Prenant conscience de leur erreur, Khadija et son mari ont alors décidé de fuir Raqqa par le sud afin de gagner la ville de Mayadin, puis la Turquie. Sur ce chemin périlleux, elle aura pu mesurer l’ampleur de la cruauté des membres de l’Etat islamique. «Que de souffrance dans tous ces endroits où vivaient femmes et enfants !», se souvient-elle. «Les enfants avaient des poux, parfois la gale, et n’étaient jamais soignés», rapporte-t-elle encore.

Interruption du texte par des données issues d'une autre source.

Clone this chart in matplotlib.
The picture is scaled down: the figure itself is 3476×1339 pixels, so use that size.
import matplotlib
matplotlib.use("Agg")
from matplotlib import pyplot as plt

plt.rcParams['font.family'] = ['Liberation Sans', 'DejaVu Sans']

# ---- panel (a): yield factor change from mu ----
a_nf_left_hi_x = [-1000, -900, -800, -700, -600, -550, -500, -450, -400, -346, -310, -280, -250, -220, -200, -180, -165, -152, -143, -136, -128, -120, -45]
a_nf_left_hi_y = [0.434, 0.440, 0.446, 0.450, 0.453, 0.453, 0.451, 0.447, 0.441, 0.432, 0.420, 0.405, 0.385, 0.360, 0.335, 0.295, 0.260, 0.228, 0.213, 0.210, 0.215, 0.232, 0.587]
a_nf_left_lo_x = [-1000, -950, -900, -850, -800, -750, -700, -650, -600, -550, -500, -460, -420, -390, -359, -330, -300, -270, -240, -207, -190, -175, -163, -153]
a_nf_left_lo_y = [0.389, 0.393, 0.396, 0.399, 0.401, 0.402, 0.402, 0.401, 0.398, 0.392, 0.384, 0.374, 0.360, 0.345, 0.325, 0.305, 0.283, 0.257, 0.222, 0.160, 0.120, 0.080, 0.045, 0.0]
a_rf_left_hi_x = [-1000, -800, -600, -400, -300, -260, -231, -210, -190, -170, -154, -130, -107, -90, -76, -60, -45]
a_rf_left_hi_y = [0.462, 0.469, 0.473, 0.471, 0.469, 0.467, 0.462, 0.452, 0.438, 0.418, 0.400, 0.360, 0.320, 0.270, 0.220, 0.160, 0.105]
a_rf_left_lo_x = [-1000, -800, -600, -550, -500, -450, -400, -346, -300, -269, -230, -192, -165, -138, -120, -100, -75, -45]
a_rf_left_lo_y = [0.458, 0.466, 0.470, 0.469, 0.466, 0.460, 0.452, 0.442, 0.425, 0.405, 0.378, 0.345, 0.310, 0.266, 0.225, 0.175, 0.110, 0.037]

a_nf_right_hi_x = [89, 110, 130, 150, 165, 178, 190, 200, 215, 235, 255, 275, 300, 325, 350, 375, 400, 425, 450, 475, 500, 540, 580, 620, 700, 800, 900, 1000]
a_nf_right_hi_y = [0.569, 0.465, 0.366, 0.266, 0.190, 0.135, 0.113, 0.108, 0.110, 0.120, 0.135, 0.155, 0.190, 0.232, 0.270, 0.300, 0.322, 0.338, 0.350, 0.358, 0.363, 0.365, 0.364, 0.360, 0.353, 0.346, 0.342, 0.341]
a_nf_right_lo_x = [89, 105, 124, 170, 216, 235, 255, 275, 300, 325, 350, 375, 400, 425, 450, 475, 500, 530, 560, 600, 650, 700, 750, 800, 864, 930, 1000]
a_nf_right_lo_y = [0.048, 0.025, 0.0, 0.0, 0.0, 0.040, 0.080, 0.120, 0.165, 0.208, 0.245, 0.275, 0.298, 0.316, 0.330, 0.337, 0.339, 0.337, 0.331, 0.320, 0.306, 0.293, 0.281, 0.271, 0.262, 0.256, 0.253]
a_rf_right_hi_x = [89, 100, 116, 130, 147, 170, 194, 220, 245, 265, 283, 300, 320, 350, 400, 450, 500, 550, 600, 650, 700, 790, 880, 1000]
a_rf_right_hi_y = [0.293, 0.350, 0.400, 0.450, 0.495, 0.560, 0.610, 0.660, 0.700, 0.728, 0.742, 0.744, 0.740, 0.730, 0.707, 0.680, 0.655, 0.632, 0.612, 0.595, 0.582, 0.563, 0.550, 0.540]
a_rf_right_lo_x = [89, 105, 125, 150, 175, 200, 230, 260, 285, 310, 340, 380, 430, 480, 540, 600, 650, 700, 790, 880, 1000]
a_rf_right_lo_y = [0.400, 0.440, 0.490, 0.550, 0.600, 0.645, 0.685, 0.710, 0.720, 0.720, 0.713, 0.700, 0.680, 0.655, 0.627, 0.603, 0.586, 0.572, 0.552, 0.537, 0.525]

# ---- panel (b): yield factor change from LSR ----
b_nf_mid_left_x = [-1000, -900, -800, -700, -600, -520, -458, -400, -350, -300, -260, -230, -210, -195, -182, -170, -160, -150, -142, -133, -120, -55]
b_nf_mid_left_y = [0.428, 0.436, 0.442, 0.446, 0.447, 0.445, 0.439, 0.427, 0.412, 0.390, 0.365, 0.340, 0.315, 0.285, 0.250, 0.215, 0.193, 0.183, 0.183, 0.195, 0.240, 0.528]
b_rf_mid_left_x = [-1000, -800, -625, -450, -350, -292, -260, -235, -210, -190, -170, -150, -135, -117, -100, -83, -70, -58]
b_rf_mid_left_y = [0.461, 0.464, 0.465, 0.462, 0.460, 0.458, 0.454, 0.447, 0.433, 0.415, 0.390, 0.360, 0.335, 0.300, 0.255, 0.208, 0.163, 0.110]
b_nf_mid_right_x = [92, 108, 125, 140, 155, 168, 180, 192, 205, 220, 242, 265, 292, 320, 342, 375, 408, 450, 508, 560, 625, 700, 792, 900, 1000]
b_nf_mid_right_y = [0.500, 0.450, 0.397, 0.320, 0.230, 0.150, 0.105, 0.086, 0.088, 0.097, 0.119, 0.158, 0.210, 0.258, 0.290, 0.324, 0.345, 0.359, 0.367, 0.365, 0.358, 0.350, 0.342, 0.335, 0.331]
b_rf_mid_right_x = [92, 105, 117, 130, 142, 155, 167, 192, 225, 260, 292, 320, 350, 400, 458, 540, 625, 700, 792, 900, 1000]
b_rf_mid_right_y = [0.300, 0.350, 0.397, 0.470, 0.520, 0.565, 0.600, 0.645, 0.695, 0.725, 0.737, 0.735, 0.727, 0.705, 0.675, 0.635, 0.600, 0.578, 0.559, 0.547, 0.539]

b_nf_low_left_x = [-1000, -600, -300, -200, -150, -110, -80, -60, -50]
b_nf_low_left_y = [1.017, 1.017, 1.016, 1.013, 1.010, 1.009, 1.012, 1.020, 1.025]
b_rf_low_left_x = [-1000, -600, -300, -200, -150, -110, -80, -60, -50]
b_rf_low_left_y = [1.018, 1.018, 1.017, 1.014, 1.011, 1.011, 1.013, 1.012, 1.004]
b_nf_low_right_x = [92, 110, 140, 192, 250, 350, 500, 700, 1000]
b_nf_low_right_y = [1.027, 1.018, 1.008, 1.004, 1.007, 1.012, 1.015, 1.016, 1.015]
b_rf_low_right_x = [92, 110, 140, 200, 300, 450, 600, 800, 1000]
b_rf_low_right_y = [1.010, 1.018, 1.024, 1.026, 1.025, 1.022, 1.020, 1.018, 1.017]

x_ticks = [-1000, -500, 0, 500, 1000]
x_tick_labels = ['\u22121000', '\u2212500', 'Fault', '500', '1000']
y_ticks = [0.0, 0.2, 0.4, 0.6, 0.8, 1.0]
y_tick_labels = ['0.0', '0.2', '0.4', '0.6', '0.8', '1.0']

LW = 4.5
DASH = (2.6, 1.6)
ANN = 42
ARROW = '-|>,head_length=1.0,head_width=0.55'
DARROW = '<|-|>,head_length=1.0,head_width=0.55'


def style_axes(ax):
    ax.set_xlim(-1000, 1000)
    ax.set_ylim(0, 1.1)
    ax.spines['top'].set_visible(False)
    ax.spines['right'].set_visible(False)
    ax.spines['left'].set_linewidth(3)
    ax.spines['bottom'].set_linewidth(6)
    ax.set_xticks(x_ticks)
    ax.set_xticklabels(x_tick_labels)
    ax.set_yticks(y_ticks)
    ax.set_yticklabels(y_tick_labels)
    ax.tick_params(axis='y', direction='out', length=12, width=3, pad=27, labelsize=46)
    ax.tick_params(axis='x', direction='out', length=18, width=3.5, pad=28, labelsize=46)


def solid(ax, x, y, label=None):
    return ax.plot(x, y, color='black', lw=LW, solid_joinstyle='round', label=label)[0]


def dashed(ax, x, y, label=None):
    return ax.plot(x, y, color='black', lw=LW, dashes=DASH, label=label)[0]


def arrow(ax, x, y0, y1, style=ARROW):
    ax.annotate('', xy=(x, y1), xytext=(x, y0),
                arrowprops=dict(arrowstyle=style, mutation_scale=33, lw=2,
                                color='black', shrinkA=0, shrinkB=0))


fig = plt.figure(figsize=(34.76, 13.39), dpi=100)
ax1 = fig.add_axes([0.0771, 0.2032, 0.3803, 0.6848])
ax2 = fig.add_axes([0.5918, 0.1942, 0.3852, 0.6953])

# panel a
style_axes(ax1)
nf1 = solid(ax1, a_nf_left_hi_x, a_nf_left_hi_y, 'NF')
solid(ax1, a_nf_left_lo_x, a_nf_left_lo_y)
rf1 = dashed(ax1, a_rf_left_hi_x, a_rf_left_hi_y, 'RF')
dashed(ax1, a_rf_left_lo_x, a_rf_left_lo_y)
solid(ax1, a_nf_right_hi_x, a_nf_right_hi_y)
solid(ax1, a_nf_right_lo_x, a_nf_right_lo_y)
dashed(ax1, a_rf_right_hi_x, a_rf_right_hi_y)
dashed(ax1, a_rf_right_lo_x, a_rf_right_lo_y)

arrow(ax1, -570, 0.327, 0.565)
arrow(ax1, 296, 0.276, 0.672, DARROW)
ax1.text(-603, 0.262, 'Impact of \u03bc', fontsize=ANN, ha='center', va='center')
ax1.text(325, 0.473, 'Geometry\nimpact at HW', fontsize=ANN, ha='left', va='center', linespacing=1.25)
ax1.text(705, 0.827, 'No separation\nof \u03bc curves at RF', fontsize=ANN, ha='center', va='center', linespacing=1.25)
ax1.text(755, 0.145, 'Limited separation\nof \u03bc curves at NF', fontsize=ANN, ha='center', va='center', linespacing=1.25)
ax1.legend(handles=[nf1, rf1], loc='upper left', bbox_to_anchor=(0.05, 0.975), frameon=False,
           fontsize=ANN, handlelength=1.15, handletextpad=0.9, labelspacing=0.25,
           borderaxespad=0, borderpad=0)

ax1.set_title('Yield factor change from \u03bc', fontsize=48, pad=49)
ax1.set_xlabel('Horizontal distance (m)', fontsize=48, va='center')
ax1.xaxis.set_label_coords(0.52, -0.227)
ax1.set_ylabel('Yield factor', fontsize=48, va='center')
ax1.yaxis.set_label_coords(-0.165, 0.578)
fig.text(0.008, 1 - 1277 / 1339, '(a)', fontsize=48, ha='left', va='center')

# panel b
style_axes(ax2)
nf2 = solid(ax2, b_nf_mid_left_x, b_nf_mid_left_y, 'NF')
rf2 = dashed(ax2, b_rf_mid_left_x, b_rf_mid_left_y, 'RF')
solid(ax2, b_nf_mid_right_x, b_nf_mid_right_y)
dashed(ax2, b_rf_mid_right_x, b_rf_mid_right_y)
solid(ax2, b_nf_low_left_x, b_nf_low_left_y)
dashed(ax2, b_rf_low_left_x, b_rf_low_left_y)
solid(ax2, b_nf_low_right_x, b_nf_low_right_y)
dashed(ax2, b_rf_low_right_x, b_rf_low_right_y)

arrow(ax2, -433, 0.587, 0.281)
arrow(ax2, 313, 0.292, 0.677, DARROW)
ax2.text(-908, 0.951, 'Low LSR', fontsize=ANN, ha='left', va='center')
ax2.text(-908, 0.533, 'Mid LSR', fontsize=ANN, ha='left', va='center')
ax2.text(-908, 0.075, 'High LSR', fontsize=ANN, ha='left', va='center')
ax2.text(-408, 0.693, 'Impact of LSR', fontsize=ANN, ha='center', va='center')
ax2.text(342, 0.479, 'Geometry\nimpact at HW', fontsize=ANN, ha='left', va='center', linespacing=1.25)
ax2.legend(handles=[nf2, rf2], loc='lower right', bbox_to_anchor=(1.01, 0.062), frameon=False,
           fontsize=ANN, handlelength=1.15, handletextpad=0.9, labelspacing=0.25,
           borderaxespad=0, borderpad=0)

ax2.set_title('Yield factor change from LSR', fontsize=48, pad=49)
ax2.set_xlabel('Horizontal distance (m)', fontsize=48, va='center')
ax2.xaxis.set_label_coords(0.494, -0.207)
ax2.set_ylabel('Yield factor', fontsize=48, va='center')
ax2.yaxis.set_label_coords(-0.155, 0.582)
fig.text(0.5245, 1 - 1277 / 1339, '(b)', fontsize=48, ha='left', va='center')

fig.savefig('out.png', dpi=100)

Le terrible sort des femmes et des enfants
Mais le plus effrayant reste selon elle le sort réservé aux femmes. Au moindre écart de conduite, celles-ci sont placées dans des dortoirs précaires aux allures de prison, sous la stricte autorité de surveillantes au comportement «répugnant» : absence d’hygiène, mauvais traitement, femmes contraintes d’accoucher seules… Khadija se rappelle du sort d’une détenue qui, alors qu’elle suppliait pour qu’on l’aide à accoucher, ne recevait que l’indifférence la plus froide de la part des surveillantes : «Elle s’est rendue au jardin, tout en saignant abondamment… Elle est restée là toute la nuit sous la pluie, dans le froid : personne ne s’est occupé d’elle, pas même son mari qui, le lendemain matin, passant devant son corps étalé sur le sol, a feint de ne pas la voir, comme si rien ne s’était passé, comme s’il ne s’agissait que d’un chien.» Telle autre femme, raconte Khadija, s’est vue refuser un transfert à l’hôpital alors que sa jambe pourrissait, la condamnant à l’amputation.